Starting off, we will create a SVC chain. This chain will contain all the necessary filtering and routing for services.

fedora@localhost:~$ sudo iptables -t nat -N SVC

We now create another chain for our container service,

fedora@localhost:~$ sudo iptables -t nat -N SVC-CNT

Next, we put the necessary OUTPUT and PREROUTING chains to our service chain.

fedora@localhost:~$ sudo iptables -t nat -A PREROUTING -j SVC
fedora@localhost:~$ sudo iptables -t nat -A OUTPUT -j SVC

next, is the rule pointing our virtual service IP 172.18.1.1/32 on port 8083 to the SVC-CNT chain.

fedora@localhost:~$ sudo iptables -t nat -A SVC -s 172.18.1.1/32 -p tcp --dport 8083 -j SVC-CNT

At this point, we just need to route the packets randomly to the containers. However, before that, I will also add a mark rule. This rule will allow me to later on filter out packets that need to have MASQUERADE rule applied, without having to duplicate all the filters again.

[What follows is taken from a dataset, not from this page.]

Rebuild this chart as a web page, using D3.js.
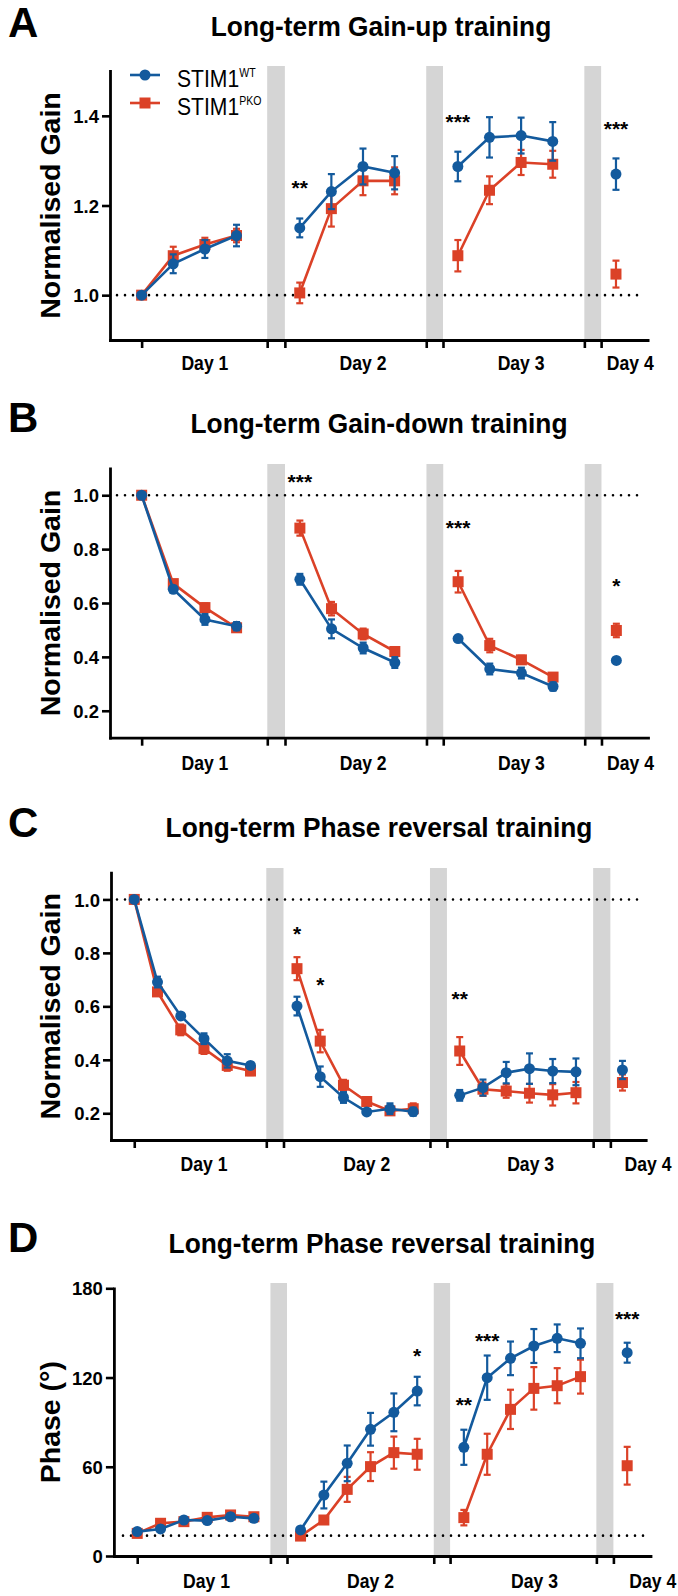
<!DOCTYPE html>
<html><head><meta charset="utf-8">
<script src="https://cdn.jsdelivr.net/npm/d3@7"></script>
<style>body{margin:0;background:#fff} svg{display:block}</style>
</head><body><svg id="c" width="678" height="1596"></svg>
<script>
// ---------- DATA ----------
const dayLabels = ["Day 1", "Day 2", "Day 3", "Day 4"];
const seriesNames = ["STIM1", "STIM1"];
const seriesSup = ["WT", "PKO"];

// Panel A: Long-term Gain-up training
const aStarts = [0, 5, 10, 15];
const aWT    = [[1.000,1.070,1.103,1.133],[1.150,1.231,1.287,1.273],[1.287,1.352,1.356,1.343],[1.270]];
const aWTse  = [[0.000,0.021,0.020,0.024],[0.021,0.039,0.040,0.037],[0.033,0.045,0.040,0.043],[0.035]];
const aPKO   = [[1.000,1.088,1.113,1.133],[1.005,1.193,1.255,1.255],[1.088,1.234,1.296,1.292],[1.047]];
const aPKOse = [[0.000,0.020,0.015,0.015],[0.023,0.040,0.032,0.030],[0.035,0.031,0.028,0.030],[0.030]];
const aGaps = [[3.97,4.53],[9.0,9.53],[14.0,14.53]];
const aDayPos = [2, 7, 12, 15.45];
const aYTicks = [1.0, 1.2, 1.4];
const aSig = [{u:5, v:1.251, t:"**"}, {u:10, v:1.397, t:"***"}, {u:15, v:1.381, t:"***"}];

// Panel B: Long-term Gain-down training
const bStarts = [0, 5, 10, 15];
const bWT    = [[1.000,0.651,0.539,0.514],[0.688,0.504,0.433,0.379],[0.468,0.355,0.340,0.290],[0.387]];
const bWTse  = [[0.005,0.012,0.020,0.015],[0.020,0.035,0.020,0.020],[0.008,0.020,0.020,0.015],[0.008]];
const bPKO   = [[1.000,0.672,0.583,0.508],[0.878,0.579,0.485,0.420],[0.679,0.442,0.389,0.325],[0.498]];
const bPKOse = [[0.005,0.010,0.015,0.010],[0.028,0.025,0.020,0.015],[0.040,0.025,0.015,0.010],[0.025]];
const bGaps = [[3.97,4.53],[9.0,9.53],[14.0,14.53]];
const bDayPos = [2, 7, 12, 15.45];
const bYTicks = [0.2, 0.4, 0.6, 0.8, 1.0];
const bSig = [{u:5, v:1.069, t:"***"}, {u:10, v:0.898, t:"***"}, {u:15, v:0.683, t:"*"}];

// Panel C: Long-term Phase reversal training (gain)
const cStarts = [0, 7, 14, 21];
const cWT    = [[1.000,0.691,0.564,0.479,0.396,0.379],[0.601,0.337,0.259,0.205,0.217,0.206],[0.267,0.296,0.352,0.367,0.358,0.355],[0.362]];
const cWTse  = [[0.005,0.020,0.010,0.020,0.025,0.010],[0.035,0.038,0.020,0.010,0.020,0.015],[0.020,0.030,0.040,0.057,0.045,0.050],[0.034]];
const cPKO   = [[1.000,0.654,0.512,0.442,0.379,0.358],[0.741,0.470,0.305,0.244,0.209,0.217],[0.433,0.290,0.283,0.275,0.269,0.277],[0.315]];
const cPKOse = [[0.005,0.015,0.020,0.020,0.020,0.015],[0.043,0.042,0.020,0.015,0.015,0.020],[0.052,0.025,0.025,0.035,0.040,0.040],[0.030]];
const cGaps = [[5.68,6.42],[12.72,13.45],[19.74,20.48]];
const cDayPos = [3, 10, 17.05, 22.1];
const cYTicks = [0.2, 0.4, 0.6, 0.8, 1.0];
const cSig = [{u:7, v:0.888, t:"*"}, {u:8, v:0.699, t:"*"}, {u:14, v:0.646, t:"**"}];

// Panel D: Long-term Phase reversal training (phase)
const dStarts = [0, 7, 14, 21];
const dWT    = [[16.4,18.2,24.2,23.8,26.4,25.3],[17.5,41.0,62.3,85.2,96.6,110.9],[73.1,119.9,132.9,141.2,146.4,143.0],[136.7]];
const dWTse  = [[2,2,2,2,2,2],[2,9,12,11,12.7,9.6],[11.8,14.9,11.3,11.4,9.3,10],[6.7]];
const dPKO   = [[15.2,22.0,23.1,26.0,27.6,26.4],[13.4,24.2,44.8,60.1,69.5,68.4],[25.8,68.4,98.6,112.7,114.5,120.6],[60.7]];
const dPKOse = [[1.5,1.5,1.5,1.5,1.5,1.5],[1.5,2.5,8.4,9.7,10.8,10.4],[5.2,13.8,13.2,14.3,11.8,11.4],[12.7]];
const dGaps = [[5.71,6.42],[12.71,13.41],[19.68,20.41]];
const dDayPos = [2.97, 10, 17.03, 22.1];
const dYTicks = [0, 60, 120, 180];
const dSig = [{u:12, v:138, t:"*"}, {u:14, v:104.9, t:"**"}, {u:15, v:148.1, t:"***"}, {u:21, v:162.7, t:"***"}];

// ---------- DRAWING ----------
const BLUE = "#135a9d", RED = "#db4127", GRAY = "#d5d5d5";
const FONT = '"Liberation Sans", Arial, Helvetica, sans-serif';
const svg = d3.select("#c");

function txt(g, x, y, s, size, o = {}) {
  return g.append("text")
    .attr("transform", `translate(${x},${y})` + (o.rot ? ` rotate(${o.rot})` : "") + ` scale(${o.sx || 1},1)`)
    .attr("text-anchor", o.anchor || "start")
    .attr("font-family", FONT)
    .attr("font-size", size)
    .attr("font-weight", o.weight || "bold")
    .attr("fill", "#000")
    .text(s);
}

const panels = [
  {letter:"A", title:"Long-term Gain-up training", ylabel:"Normalised Gain",
   starts:aStarts, wt:aWT, wtSe:aWTse, pko:aPKO, pkoSe:aPKOse, gaps:aGaps, dayPos:aDayPos, yTicks:aYTicks, sig:aSig,
   xDom:[-1,16], xRange:[110,647.6], yDom:[0.9,1.5], yRange:[340,71], ref:1.0, fmt:d3.format(".1f"),
   grayTop:66, titleY:36, titleX:381, letterY:37, dayY:370, dotX:[117,645], legend:true},
  {letter:"B", title:"Long-term Gain-down training", ylabel:"Normalised Gain",
   starts:bStarts, wt:bWT, wtSe:bWTse, pko:bPKO, pkoSe:bPKOse, gaps:bGaps, dayPos:bDayPos, yTicks:bYTicks, sig:bSig,
   xDom:[-1,16], xRange:[110,648], yDom:[0.1,1.1], yRange:[737.7,468.3], ref:1.0, fmt:d3.format(".1f"),
   grayTop:464, titleY:433, titleX:379, letterY:432, dayY:770, dotX:[117,645]},
  {letter:"C", title:"Long-term Phase reversal training", ylabel:"Normalised Gain",
   starts:cStarts, wt:cWT, wtSe:cWTse, pko:cPKO, pkoSe:cPKOse, gaps:cGaps, dayPos:cDayPos, yTicks:cYTicks, sig:cSig,
   xDom:[-1,22], xRange:[111,645.7], yDom:[0.1,1.1], yRange:[1140,872.7], ref:1.0, fmt:d3.format(".1f"),
   grayTop:868, titleY:836.7, titleX:379, letterY:837, dayY:1171, dotX:[117,645]},
  {letter:"D", title:"Long-term Phase reversal training", ylabel:"Phase (°)",
   starts:dStarts, wt:dWT, wtSe:dWTse, pko:dPKO, pkoSe:dPKOse, gaps:dGaps, dayPos:dDayPos, yTicks:dYTicks, sig:dSig,
   xDom:[-1,22], xRange:[113.9,650.5], yDom:[0,180], yRange:[1556,1288.3], ref:13.7, fmt:d3.format("d"),
   grayTop:1283, titleY:1253, titleX:382, letterY:1252, dayY:1588, dotX:[123,648]}
];

panels.forEach(p => {
  const g = svg.append("g");
  const x = d3.scaleLinear().domain(p.xDom).range(p.xRange);
  const y = d3.scaleLinear().domain(p.yDom).range(p.yRange);
  const yBottom = p.yRange[0];

  // gray gap bars
  g.selectAll("rect.gap").data(p.gaps).join("rect").attr("class","gap")
    .attr("x", d => x(d[0])).attr("width", d => x(d[1]) - x(d[0]))
    .attr("y", p.grayTop).attr("height", yBottom - p.grayTop).attr("fill", GRAY);

  // dotted reference
  g.append("line").attr("x1", p.dotX[0]).attr("x2", p.dotX[1]).attr("y1", y(p.ref)).attr("y2", y(p.ref))
    .attr("stroke", "#000").attr("stroke-width", 2.6).attr("stroke-dasharray", "0,8").attr("stroke-linecap", "round");

  // series
  const series = [
    {m:p.pko, se:p.pkoSe, col:RED, shape:"square"},
    {m:p.wt, se:p.wtSe, col:BLUE, shape:"circle"}
  ];
  series.forEach(s => {
    s.m.forEach((day, di) => {
      const pts = day.map((v, i) => ({u: p.starts[di] + i, v, e: s.se[di][i]}));
      if (pts.length > 1) {
        g.append("path").datum(pts)
          .attr("d", d3.line().x(d => x(d.u)).y(d => y(d.v)))
          .attr("fill", "none").attr("stroke", s.col).attr("stroke-width", 2.6);
      }
      const eg = g.selectAll(null).data(pts).join("g");
      eg.append("line").attr("x1", d => x(d.u)).attr("x2", d => x(d.u))
        .attr("y1", d => y(d.v - d.e)).attr("y2", d => y(d.v + d.e))
        .attr("stroke", s.col).attr("stroke-width", 2.2);
      [-1, 1].forEach(sg => {
        eg.append("line").attr("x1", d => x(d.u) - 3.5).attr("x2", d => x(d.u) + 3.5)
          .attr("y1", d => y(d.v + sg * d.e)).attr("y2", d => y(d.v + sg * d.e))
          .attr("stroke", s.col).attr("stroke-width", 2.2);
      });
      if (s.shape === "circle") {
        eg.append("circle").attr("cx", d => x(d.u)).attr("cy", d => y(d.v)).attr("r", 5.5).attr("fill", s.col);
      } else {
        eg.append("rect").attr("x", d => x(d.u) - 5.5).attr("y", d => y(d.v) - 5.5)
          .attr("width", 11).attr("height", 11).attr("fill", s.col);
      }
    });
  });

  // axes
  const ya = d3.axisLeft(y).tickValues(p.yTicks).tickFormat(p.fmt).tickSize(8).tickPadding(3).tickSizeOuter(0);
  const yg = g.append("g").attr("transform", `translate(${p.xRange[0]},0)`).call(ya);
  const xa = d3.axisBottom(x).tickValues([0].concat(p.gaps.flat())).tickFormat("").tickSize(8).tickSizeOuter(0);
  const xg = g.append("g").attr("transform", `translate(0,${yBottom})`).call(xa);
  [yg, xg].forEach(ax => {
    ax.attr("font-size", null).attr("font-family", null);
    ax.select(".domain").attr("stroke", "#000").attr("stroke-width", 2.8).attr("stroke-linecap", "square");
    ax.selectAll(".tick line").attr("stroke", "#000").attr("stroke-width", 2.6);
  });
  yg.selectAll(".tick text").attr("x", null).attr("dy", null)
    .attr("transform", "translate(-11,6.6)")
    .attr("font-family", FONT).attr("font-size", 18.5).attr("font-weight", "bold").attr("fill", "#000");

  // day labels
  p.dayPos.forEach((u, i) => txt(g, x(u), p.dayY, dayLabels[i], 20, {anchor:"middle", sx:0.88}));

  // significance
  p.sig.forEach(s => txt(g, x(s.u), y(s.v) + 12, s.t, 21, {anchor:"middle"}));

  // titles / letters / y label
  txt(g, p.titleX, p.titleY, p.title, 28, {anchor:"middle", sx:0.94});
  txt(g, 8, p.letterY, p.letter, 42);
  txt(g, 60, (p.yRange[0] + p.yRange[1]) / 2, p.ylabel, 28.5, {anchor:"middle", rot:-90});

  // legend
  if (p.legend) {
    const lg = g.append("g");
    const items = [{col:BLUE, shape:"circle", y:75}, {col:RED, shape:"square", y:103}];
    items.forEach((it, i) => {
      lg.append("line").attr("x1", 130).attr("x2", 160).attr("y1", it.y).attr("y2", it.y)
        .attr("stroke", it.col).attr("stroke-width", 2.6);
      if (it.shape === "circle") lg.append("circle").attr("cx", 145).attr("cy", it.y).attr("r", 5.5).attr("fill", it.col);
      else lg.append("rect").attr("x", 139.5).attr("y", it.y - 5.5).attr("width", 11).attr("height", 11).attr("fill", it.col);
      const t = lg.append("text").attr("transform", `translate(177,${it.y + 12}) scale(0.88,1)`)
        .attr("font-family", FONT).attr("font-size", 24).attr("fill", "#000");
      t.append("tspan").text(seriesNames[i]);
      t.append("tspan").attr("font-size", 12).attr("dy", -10).text(seriesSup[i]);
    });
  }
});
</script></body></html>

fedora@localhost:~$ sudo iptables -t nat -A SVC-CNT -j MARK --set-xmark 0x200

Then the routing to container rules,

fedora@localhost:~$ sudo iptables -t nat -A SVC-CNT -p tcp -m statistic --mode random --probability 0.5 -j DNAT --to-destination 172.18.0.2:8000
fedora@localhost:~$ sudo iptables -t nat -A SVC-CNT -p tcp -j DNAT --to-destination 172.18.0.3:8000

And finally the MASQUERADE rule,

fedora@localhost:~$ sudo iptables -t nat -A POSTROUTING -m mark --mark 0x200 -j MASQUERADE --random-fully

Now, if you curl on your host node,

fedora@localhost:~$ curl -s 172.18.1.1:8083/echo | jq
{
  "header": {
    "Accept": [
      "*/*"
    ],
    "User-Agent": [
      "curl/8.6.0"
    ]
  },
  "body": "Echo response"
}

What makes IP virtual

Note, how our device is responding to the IP address that isn't currently assigned to any network interface in the device. The IP is just an address to dynamically map requests to our containers. Note with just this Virtual IP we can't get easy north-south traffic. As we would have to make the same changes on every device in the network. If you are configuring your cluster, this is possible but not so much when you want to expose your service to devices outside your network.